Automatic retries and timeouts with configurable policies per route.
Circuit breaking — stop sending requests to a failing upstream, preventing cascading failures.
Mutual TLS (mTLS) — all service-to-service communication is encrypted and mutually authenticated automatically.
Distributed tracing — propagate trace headers (B3, W3C TraceContext) and export spans to Jaeger or Zipkin.
Traffic management — canary deployments, A/B testing, traffic mirroring via control plane config.

API Composition and Gateway Aggregation

An API gateway aggregates multiple downstream service calls into a single client-facing response — the scatter-gather (fan-in) pattern. The gateway fans out requests to N services in parallel, waits for all responses, merges results, and returns a single payload. This reduces client-side complexity and round trips (critical on mobile). The gateway must handle partial failures: if one upstream service fails, it can return a partial response, use a cached value, or apply a fallback.
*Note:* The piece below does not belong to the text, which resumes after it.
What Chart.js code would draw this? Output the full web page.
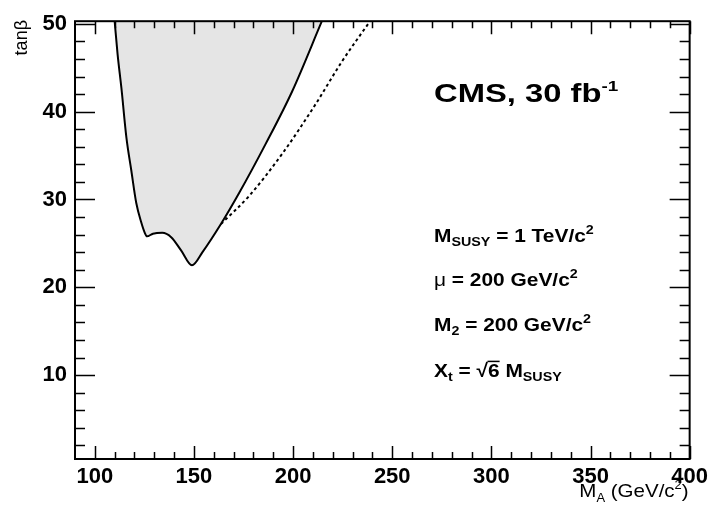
<!DOCTYPE html>
<html>
<head>
<meta charset="utf-8">
<title>tan beta vs M_A, CMS 30 fb-1</title>
<script src="https://cdn.jsdelivr.net/npm/chart.js@4.4.0/dist/chart.umd.min.js"></script>
<style>
    html, body { margin: 0; padding: 0; background: #fff; }
    #wrap { width: 713px; height: 509px; }
</style>
</head>
<body>
<div id="wrap"><canvas id="reachChart" width="713" height="509"></canvas></div>
<script>
'use strict';

// shaded region boundary (solid line)
var solidMA   = [110.0, 111.5, 113.4, 115.9, 118.4, 120.9, 123.4, 125.2, 126.3, 129.3, 134.0, 138.5, 143.5, 149.0, 154.3, 163.6, 172.7, 186.1, 199.5, 214.5];
var solidTanb = [50.3, 46.5, 42.7, 37.1, 33.3, 29.6, 27.4, 26.2, 25.8, 26.1, 26.2, 25.7, 24.2, 22.5, 24.0, 27.2, 30.7, 36.3, 42.3, 50.3];

// dashed curve
var dashedMA   = [163.6, 177.8, 194.5, 211.2, 224.6, 238.8];
var dashedTanb = [27.2, 30.4, 35.2, 40.8, 45.7, 50.3];

var xTickLabels = [100, 150, 200, 250, 300, 350, 400];
var yTickLabels = [10, 20, 30, 40, 50];

var fontName = '"Liberation Sans", Arial, Helvetica, sans-serif';

function toPoints(xs, ys) {
    return xs.map(function (x, i) { return { x: x, y: ys[i] }; });
}

function setFont(ctx, r) {
    ctx.font = (r.bold ? 'bold ' : '') + r.size + 'px ' + fontName;
}

function runWidth(ctx, runs) {
    var w = 0;
    runs.forEach(function (r) {
        setFont(ctx, r);
        w += ctx.measureText(r.text).width;
    });
    return w;
}

// draw a row of text pieces (sub/superscripts via dy), stretched by sx
function drawRuns(ctx, x, y, runs, sx) {
    var cx = 0;
    ctx.save();
    ctx.translate(x, y);
    ctx.scale(sx || 1, 1);
    runs.forEach(function (r) {
        setFont(ctx, r);
        ctx.fillText(r.text, cx, r.dy || 0);
        var w = ctx.measureText(r.text).width;
        if (r.over) {
            ctx.fillRect(cx + r.over, -r.size * 0.86, w - r.over, 1.5);
        }
        cx += w;
    });
    ctx.restore();
}

// ROOT style frame with inward ticks on all four sides
var rootFrame = {
    id: 'rootFrame',
    afterDatasetsDraw: function (chart) {
        var ctx = chart.ctx, a = chart.chartArea;
        var xs = chart.scales.x, ys = chart.scales.y;
        var v, p, len;
        ctx.save();
        ctx.strokeStyle = '#000';
        ctx.lineWidth = 1.5;
        ctx.beginPath();
        for (v = 100; v <= 400; v += 10) {
            p = Math.round(xs.getPixelForValue(v)) + 0.5;
            len = (v % 50 === 0) ? 13 : 7;
            ctx.moveTo(p, a.bottom); ctx.lineTo(p, a.bottom - len);
            ctx.moveTo(p, a.top); ctx.lineTo(p, a.top + len);
        }
        for (v = 2; v <= 50; v += 2) {
            p = Math.round(ys.getPixelForValue(v)) + 0.5;
            len = (v % 10 === 0) ? 20 : 10;
            ctx.moveTo(a.left, p); ctx.lineTo(a.left + len, p);
            ctx.moveTo(a.right, p); ctx.lineTo(a.right - len, p);
        }
        ctx.stroke();
        ctx.lineWidth = 2;
        ctx.strokeRect(a.left, a.top, a.right - a.left, a.bottom - a.top);
        ctx.restore();
    }
};

var annotations = {
    id: 'annotations',
    afterDraw: function (chart) {
        var ctx = chart.ctx, a = chart.chartArea;
        ctx.save();
        ctx.fillStyle = '#000';
        ctx.textBaseline = 'alphabetic';
        ctx.textAlign = 'left';

        drawRuns(ctx, 434, 102, [
            { text: 'CMS, 30 fb', size: 26, bold: true },
            { text: '-1', size: 15, bold: true, dy: -11 }
        ], 1.26);
        drawRuns(ctx, 434, 242, [
            { text: 'M', size: 19, bold: true },
            { text: 'SUSY', size: 13, bold: true, dy: 4 },
            { text: ' = 1 TeV/c', size: 19, bold: true },
            { text: '2', size: 13, bold: true, dy: -8 }
        ], 1.1);
        drawRuns(ctx, 434, 286, [
            { text: 'μ', size: 19 },
            { text: ' = 200 GeV/c', size: 19, bold: true },
            { text: '2', size: 13, bold: true, dy: -8 }
        ], 1.1);
        drawRuns(ctx, 434, 331, [
            { text: 'M', size: 19, bold: true },
            { text: '2', size: 13, bold: true, dy: 4 },
            { text: ' = 200 GeV/c', size: 19, bold: true },
            { text: '2', size: 13, bold: true, dy: -8 }
        ], 1.1);
        drawRuns(ctx, 434, 377, [
            { text: 'X', size: 19, bold: true },
            { text: 't', size: 13, bold: true, dy: 4 },
            { text: ' = ', size: 19, bold: true },
            { text: '√6', size: 19, bold: true, over: 10 },
            { text: ' M', size: 19, bold: true },
            { text: 'SUSY', size: 13, bold: true, dy: 4 }
        ], 1.1);

        // x axis title, right aligned to the frame
        var xTitle = [
            { text: 'M', size: 19 },
            { text: 'A', size: 12, dy: 5 },
            { text: ' (GeV/c', size: 19 },
            { text: '2', size: 12, dy: -8 },
            { text: ')', size: 19 }
        ];
        drawRuns(ctx, a.right - 1 - runWidth(ctx, xTitle) * 1.08, 497, xTitle, 1.08);

        // y axis title
        ctx.translate(22, 20);
        ctx.rotate(-Math.PI / 2);
        ctx.textAlign = 'right';
        ctx.textBaseline = 'middle';
        ctx.font = '18px ' + fontName;
        ctx.fillText('tanβ', 0, 0);
        ctx.restore();
    }
};

var reachChart = new Chart(document.getElementById('reachChart'), {
    type: 'line',
    data: {
        datasets: [
            {
                label: 'solid',
                data: toPoints(solidMA, solidTanb),
                borderColor: '#000',
                borderWidth: 2,
                backgroundColor: 'rgb(229, 229, 229)',
                fill: 'end',
                pointRadius: 0,
                cubicInterpolationMode: 'monotone'
            },
            {
                label: 'dashed',
                data: toPoints(dashedMA, dashedTanb),
                borderColor: '#000',
                borderWidth: 2,
                borderDash: [3, 3],
                fill: false,
                pointRadius: 0,
                cubicInterpolationMode: 'monotone'
            }
        ]
    },
    options: {
        responsive: false,
        animation: false,
        layout: { padding: { top: 14, right: 20, left: 0, bottom: 0 } },
        plugins: {
            legend: { display: false },
            tooltip: { enabled: false }
        },
        scales: {
            x: {
                type: 'linear',
                min: 90,
                max: 400,
                grid: { display: false, drawTicks: false },
                border: { display: false },
                afterBuildTicks: function (scale) {
                    scale.ticks = xTickLabels.map(function (v) { return { value: v }; });
                },
                afterFit: function (scale) { scale.height = 50; },
                ticks: {
                    autoSkip: false,
                    maxRotation: 0,
                    padding: 5,
                    color: '#000',
                    font: { family: fontName, size: 22, weight: 'bold' }
                }
            },
            y: {
                type: 'linear',
                min: 0.45,
                max: 50.3,
                grid: { display: false, drawTicks: false },
                border: { display: false },
                afterBuildTicks: function (scale) {
                    scale.ticks = yTickLabels.map(function (v) { return { value: v }; });
                },
                afterFit: function (scale) { scale.width = 75; },
                ticks: {
                    autoSkip: false,
                    padding: 8,
                    color: '#000',
                    font: { family: fontName, size: 22, weight: 'bold' }
                }
            }
        }
    },
    plugins: [rootFrame, annotations]
});
</script>
</body>
</html>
GraphQL federation is a structured form of API composition where each service owns a subgraph and the gateway stitches them into a unified schema at query time.

Microservice API Versioning

As services evolve independently, API versioning prevents breaking consumers. Three main strategies:

URL versioning: /v1/orders, /v2/orders. Simple, explicit, easy to route at the gateway. Requires clients to update base URLs on major changes.
Header versioning: Accept: application/vnd.myapi.v2+json. Keeps URLs clean but is less visible and harder to test in a browser.
Backward-compatible evolution: for minor versions, add optional fields only (never remove or rename required fields). Consumers that ignore unknown fields (tolerant reader pattern) are unaffected. Semantic versioning guides when a breaking change warrants a new major version vs a backward-compatible addition.